--- START Listed records ---

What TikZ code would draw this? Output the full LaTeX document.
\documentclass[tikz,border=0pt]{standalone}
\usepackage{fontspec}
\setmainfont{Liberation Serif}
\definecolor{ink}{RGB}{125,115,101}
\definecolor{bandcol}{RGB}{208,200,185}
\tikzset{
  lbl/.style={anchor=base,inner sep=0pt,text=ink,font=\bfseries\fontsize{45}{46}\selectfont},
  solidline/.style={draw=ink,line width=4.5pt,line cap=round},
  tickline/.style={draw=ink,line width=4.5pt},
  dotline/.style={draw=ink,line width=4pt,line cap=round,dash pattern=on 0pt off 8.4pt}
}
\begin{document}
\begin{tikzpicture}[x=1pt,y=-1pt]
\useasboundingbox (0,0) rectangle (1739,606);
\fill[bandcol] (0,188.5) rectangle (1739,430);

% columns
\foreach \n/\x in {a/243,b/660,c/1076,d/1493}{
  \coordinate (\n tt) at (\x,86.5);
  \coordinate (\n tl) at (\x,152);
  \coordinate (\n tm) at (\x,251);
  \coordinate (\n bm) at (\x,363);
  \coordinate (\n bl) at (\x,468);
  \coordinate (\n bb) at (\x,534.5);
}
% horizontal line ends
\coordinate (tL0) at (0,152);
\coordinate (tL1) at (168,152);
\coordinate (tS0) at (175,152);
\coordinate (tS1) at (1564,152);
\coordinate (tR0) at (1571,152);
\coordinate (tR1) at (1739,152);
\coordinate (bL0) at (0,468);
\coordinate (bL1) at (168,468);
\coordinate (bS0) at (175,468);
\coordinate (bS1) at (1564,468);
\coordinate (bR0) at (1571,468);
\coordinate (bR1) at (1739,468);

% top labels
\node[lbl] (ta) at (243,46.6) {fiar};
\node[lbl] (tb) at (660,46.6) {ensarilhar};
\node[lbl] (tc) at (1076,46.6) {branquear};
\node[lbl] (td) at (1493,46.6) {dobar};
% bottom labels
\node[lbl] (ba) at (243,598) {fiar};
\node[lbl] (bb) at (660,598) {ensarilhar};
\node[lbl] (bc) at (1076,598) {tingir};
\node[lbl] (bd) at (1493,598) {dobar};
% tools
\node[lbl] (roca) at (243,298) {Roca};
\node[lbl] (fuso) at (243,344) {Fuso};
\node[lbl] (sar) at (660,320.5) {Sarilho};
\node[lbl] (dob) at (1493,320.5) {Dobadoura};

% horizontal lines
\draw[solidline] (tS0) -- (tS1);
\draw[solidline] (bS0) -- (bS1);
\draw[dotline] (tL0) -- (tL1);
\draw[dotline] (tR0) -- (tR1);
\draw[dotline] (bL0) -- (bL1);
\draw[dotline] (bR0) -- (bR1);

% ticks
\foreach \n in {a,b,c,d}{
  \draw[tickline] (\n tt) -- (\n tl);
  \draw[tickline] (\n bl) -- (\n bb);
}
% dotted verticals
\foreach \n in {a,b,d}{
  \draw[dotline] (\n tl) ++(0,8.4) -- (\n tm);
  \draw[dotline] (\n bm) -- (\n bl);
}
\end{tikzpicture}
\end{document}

--- END Listed records ---
--- START Listed records ---

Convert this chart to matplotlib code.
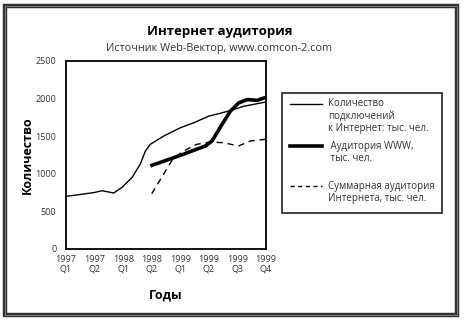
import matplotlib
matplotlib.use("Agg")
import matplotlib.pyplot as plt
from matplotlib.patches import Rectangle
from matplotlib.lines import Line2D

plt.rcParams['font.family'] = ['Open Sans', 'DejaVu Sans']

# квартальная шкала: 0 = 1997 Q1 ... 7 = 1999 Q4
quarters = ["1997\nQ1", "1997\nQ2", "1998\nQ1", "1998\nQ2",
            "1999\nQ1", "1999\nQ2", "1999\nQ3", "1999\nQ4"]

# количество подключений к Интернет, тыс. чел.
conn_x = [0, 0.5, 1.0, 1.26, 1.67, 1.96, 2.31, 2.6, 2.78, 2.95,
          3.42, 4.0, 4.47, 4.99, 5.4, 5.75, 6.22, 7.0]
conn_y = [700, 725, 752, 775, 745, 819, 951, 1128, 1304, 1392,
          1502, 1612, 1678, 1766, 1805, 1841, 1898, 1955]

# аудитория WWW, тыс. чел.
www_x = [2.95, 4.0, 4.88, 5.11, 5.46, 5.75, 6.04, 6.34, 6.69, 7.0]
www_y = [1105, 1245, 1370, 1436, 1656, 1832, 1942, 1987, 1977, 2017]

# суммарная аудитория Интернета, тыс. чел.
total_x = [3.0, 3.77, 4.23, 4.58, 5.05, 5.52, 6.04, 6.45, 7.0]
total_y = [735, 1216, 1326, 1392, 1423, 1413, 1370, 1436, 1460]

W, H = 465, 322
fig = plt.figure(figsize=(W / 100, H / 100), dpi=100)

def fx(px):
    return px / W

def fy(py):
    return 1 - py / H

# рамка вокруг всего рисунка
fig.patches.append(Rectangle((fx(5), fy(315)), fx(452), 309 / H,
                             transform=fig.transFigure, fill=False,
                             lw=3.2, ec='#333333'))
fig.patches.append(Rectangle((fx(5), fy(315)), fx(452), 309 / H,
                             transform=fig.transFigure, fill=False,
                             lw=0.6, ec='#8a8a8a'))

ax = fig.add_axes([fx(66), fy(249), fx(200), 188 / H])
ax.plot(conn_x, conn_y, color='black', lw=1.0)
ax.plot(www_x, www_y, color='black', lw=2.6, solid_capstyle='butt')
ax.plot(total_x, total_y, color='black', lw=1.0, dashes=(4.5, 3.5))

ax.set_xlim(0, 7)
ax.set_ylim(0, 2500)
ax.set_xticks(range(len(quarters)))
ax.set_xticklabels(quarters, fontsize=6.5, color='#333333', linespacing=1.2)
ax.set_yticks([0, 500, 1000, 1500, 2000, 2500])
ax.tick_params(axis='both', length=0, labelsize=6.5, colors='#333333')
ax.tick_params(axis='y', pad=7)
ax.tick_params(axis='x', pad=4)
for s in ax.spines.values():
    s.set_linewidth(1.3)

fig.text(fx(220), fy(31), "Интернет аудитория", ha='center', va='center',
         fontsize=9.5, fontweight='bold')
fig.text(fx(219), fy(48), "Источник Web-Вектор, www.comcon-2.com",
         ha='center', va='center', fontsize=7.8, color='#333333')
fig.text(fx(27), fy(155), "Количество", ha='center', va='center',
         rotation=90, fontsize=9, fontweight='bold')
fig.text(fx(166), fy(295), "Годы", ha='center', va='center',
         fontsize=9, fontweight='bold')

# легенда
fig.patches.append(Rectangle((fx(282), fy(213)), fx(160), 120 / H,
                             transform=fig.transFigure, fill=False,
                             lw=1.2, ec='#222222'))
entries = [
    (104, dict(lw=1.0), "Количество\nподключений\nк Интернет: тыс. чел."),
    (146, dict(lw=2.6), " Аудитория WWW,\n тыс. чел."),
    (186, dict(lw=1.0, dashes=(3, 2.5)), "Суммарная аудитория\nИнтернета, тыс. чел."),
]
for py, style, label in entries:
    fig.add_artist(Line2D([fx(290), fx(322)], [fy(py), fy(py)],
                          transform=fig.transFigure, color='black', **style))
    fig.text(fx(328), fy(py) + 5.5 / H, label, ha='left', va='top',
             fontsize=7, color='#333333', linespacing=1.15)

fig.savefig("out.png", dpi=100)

--- END Listed records ---

■ What needs to be done ■
From the records above, copy exactly the lines starting at the one with "Convert this chart to matplotlib code." and ending at the one with "plt.rcParams['font.family'] = ['Open", and no others. Pictures stay out.

■ Full response ■
Convert this chart to matplotlib code.
import matplotlib
matplotlib.use("Agg")
import matplotlib.pyplot as plt
from matplotlib.patches import Rectangle
from matplotlib.lines import Line2D

plt.rcParams['font.family'] = ['Open Sans', 'DejaVu Sans']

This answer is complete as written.